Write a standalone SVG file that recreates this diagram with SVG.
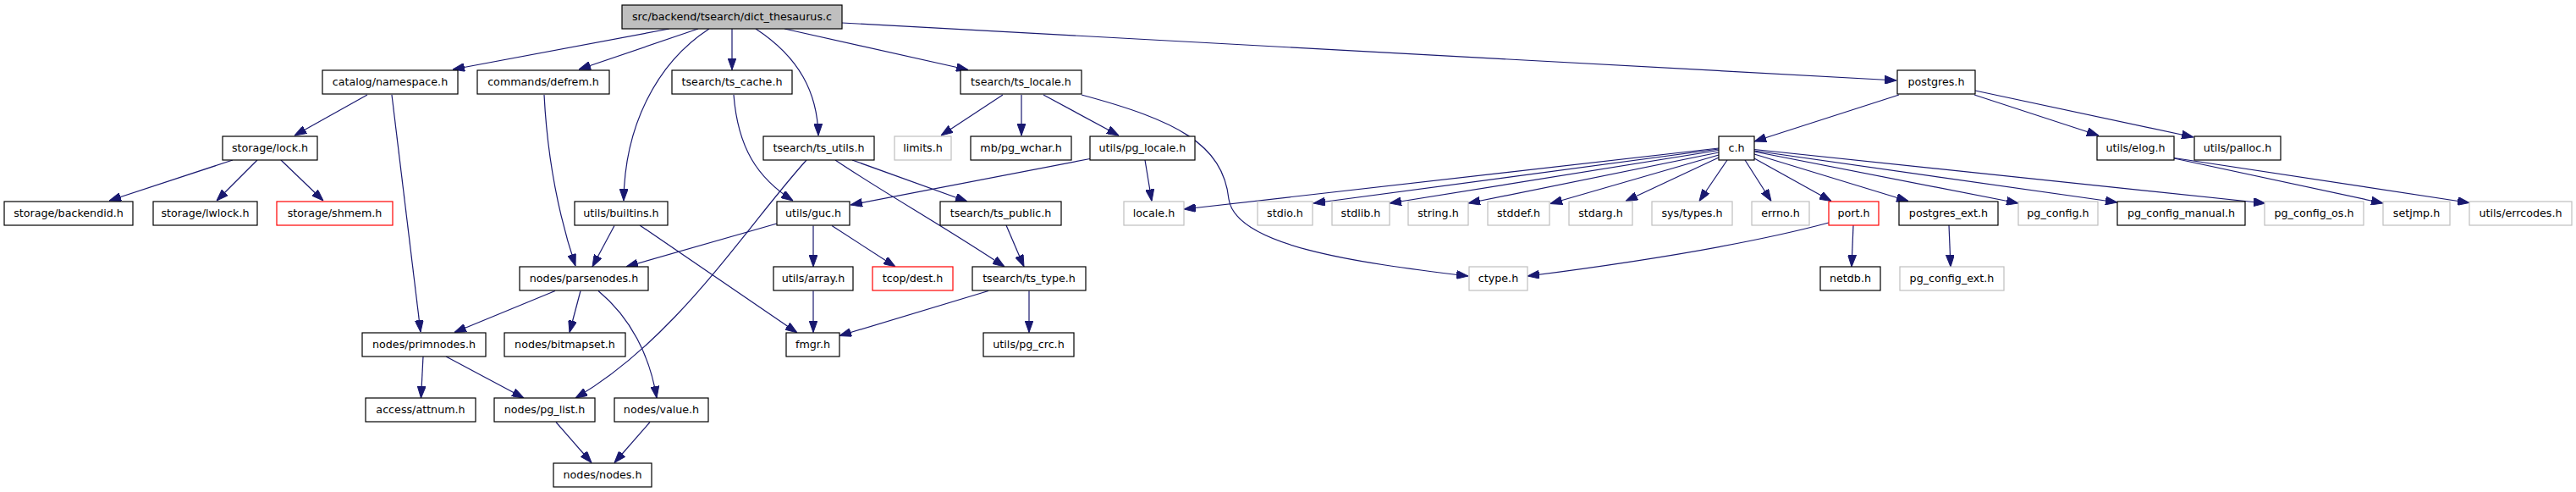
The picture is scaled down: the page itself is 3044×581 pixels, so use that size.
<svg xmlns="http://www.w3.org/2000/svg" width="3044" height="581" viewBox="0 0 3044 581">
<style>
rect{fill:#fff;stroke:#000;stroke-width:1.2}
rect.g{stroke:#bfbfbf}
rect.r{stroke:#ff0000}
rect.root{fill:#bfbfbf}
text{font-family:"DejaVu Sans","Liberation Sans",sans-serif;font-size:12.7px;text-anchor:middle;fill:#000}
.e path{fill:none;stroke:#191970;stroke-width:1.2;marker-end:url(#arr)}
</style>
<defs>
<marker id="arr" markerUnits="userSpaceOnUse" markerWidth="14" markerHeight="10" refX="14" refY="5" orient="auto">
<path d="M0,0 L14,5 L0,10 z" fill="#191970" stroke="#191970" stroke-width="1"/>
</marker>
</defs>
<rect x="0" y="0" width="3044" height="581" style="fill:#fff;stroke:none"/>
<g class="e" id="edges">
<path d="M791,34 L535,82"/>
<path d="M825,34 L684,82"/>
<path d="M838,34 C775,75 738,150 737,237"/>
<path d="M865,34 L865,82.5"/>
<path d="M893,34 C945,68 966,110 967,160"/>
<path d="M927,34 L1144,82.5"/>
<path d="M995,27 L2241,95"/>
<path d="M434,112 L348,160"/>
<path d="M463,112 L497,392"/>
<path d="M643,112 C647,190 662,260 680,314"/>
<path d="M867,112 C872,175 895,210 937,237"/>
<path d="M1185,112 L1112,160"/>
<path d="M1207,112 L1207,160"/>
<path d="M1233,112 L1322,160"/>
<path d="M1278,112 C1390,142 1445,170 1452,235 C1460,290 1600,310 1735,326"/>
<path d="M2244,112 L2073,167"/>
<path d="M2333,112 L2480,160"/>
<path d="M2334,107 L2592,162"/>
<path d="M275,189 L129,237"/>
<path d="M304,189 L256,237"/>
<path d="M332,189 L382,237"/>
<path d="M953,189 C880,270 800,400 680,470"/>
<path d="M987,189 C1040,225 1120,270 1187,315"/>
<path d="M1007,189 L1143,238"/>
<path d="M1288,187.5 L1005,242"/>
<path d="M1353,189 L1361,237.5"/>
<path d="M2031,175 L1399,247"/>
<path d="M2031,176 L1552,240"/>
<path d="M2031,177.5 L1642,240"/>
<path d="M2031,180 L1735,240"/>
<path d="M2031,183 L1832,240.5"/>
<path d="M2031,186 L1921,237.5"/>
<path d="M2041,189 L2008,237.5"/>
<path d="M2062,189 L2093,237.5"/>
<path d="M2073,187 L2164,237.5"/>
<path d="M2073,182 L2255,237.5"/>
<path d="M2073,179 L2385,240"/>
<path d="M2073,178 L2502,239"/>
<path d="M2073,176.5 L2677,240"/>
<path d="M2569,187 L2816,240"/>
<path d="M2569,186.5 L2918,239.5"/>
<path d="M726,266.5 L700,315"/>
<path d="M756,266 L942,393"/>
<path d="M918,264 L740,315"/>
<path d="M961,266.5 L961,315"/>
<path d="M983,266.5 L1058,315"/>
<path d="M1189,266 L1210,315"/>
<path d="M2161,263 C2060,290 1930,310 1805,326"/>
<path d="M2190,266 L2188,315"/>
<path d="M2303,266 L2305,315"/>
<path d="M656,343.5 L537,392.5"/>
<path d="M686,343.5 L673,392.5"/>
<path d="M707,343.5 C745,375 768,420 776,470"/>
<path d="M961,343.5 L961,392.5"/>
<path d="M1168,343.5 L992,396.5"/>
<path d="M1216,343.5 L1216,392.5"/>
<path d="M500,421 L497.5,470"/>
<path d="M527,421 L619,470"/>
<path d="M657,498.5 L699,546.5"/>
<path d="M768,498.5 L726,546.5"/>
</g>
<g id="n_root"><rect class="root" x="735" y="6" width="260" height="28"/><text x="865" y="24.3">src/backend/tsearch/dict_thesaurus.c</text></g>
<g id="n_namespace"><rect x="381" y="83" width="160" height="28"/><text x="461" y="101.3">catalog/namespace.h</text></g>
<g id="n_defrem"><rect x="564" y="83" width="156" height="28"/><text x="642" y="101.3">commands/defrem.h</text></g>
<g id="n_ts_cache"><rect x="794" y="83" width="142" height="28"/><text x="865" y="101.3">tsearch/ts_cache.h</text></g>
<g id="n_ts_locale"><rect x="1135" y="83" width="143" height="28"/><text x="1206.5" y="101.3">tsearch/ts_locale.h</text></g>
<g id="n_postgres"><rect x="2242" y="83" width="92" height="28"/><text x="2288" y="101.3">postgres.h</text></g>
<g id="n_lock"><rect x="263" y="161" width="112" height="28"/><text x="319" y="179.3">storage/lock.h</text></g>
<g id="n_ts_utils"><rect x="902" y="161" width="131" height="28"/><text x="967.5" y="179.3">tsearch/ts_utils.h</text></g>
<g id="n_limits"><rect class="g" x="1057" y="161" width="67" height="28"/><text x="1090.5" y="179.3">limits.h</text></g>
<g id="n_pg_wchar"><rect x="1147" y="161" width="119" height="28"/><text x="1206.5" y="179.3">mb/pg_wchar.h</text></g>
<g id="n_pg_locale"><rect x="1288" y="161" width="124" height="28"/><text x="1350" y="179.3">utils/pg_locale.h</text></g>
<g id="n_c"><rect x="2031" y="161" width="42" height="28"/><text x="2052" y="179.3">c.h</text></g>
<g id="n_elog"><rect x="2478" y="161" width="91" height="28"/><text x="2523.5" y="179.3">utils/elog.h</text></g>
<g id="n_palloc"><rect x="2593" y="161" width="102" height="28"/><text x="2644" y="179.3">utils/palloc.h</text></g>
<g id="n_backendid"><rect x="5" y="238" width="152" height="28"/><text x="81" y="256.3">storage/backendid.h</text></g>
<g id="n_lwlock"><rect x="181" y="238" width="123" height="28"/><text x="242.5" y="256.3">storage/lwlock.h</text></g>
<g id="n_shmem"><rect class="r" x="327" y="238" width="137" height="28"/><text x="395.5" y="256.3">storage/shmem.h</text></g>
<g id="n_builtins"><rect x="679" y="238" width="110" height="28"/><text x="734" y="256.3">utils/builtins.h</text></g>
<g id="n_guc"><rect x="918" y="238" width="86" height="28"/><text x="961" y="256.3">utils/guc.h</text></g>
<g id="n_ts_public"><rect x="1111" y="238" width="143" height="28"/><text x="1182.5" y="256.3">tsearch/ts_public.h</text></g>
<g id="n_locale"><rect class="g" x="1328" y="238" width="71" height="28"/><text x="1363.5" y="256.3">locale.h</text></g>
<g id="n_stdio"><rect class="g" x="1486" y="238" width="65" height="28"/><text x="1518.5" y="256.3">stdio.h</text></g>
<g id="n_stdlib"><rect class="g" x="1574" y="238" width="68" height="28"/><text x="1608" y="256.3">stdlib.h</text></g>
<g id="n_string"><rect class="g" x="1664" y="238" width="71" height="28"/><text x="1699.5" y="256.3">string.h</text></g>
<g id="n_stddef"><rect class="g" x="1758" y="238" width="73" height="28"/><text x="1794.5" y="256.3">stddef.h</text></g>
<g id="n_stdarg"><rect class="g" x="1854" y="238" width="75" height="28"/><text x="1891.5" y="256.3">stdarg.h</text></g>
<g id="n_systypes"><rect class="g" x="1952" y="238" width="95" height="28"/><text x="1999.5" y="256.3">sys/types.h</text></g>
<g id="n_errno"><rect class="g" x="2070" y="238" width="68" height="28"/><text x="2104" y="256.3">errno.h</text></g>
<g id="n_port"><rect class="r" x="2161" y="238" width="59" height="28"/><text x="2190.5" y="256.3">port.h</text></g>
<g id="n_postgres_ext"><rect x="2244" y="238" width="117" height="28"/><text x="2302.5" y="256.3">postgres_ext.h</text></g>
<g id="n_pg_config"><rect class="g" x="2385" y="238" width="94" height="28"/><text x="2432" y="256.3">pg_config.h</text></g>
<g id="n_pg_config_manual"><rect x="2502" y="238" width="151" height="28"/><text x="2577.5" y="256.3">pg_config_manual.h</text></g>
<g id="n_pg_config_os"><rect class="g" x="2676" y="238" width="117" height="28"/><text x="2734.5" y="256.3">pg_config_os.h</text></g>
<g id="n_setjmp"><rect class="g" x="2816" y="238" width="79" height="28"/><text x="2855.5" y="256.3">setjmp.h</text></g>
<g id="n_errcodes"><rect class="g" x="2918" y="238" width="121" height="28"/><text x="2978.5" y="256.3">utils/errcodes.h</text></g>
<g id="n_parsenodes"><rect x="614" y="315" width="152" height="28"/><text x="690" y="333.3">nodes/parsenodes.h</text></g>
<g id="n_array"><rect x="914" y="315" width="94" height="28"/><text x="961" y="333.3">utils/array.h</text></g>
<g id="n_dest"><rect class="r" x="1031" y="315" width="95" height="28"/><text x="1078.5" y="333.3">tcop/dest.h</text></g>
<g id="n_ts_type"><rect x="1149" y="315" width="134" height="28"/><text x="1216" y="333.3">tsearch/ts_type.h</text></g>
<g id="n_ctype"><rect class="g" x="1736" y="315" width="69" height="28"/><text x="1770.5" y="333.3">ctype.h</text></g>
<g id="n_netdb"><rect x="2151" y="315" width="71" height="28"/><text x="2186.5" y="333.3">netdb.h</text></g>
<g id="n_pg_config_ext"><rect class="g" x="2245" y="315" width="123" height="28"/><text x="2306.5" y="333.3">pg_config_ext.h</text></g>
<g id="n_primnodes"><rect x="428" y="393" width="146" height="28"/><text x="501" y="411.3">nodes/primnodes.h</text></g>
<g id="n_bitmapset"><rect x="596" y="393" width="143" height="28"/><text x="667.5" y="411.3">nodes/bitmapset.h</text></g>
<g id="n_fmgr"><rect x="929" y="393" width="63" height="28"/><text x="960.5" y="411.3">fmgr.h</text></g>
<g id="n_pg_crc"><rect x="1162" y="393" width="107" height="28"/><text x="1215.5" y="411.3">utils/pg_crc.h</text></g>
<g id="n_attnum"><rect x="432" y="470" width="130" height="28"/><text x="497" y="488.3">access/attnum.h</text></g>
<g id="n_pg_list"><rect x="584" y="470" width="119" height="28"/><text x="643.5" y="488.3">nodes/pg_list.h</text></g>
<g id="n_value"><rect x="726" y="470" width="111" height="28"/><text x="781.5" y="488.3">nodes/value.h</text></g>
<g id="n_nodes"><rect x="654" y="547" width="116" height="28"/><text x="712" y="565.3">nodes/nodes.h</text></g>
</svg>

□ □ □ □ □

Track down the lines that include the word "size" and copy them.

Complete response ::
The picture is scaled down: the page itself is 3044×581 pixels, so use that size.
text{font-family:"DejaVu Sans","Liberation Sans",sans-serif;font-size:12.7px;text-anchor:middle;fill:#000}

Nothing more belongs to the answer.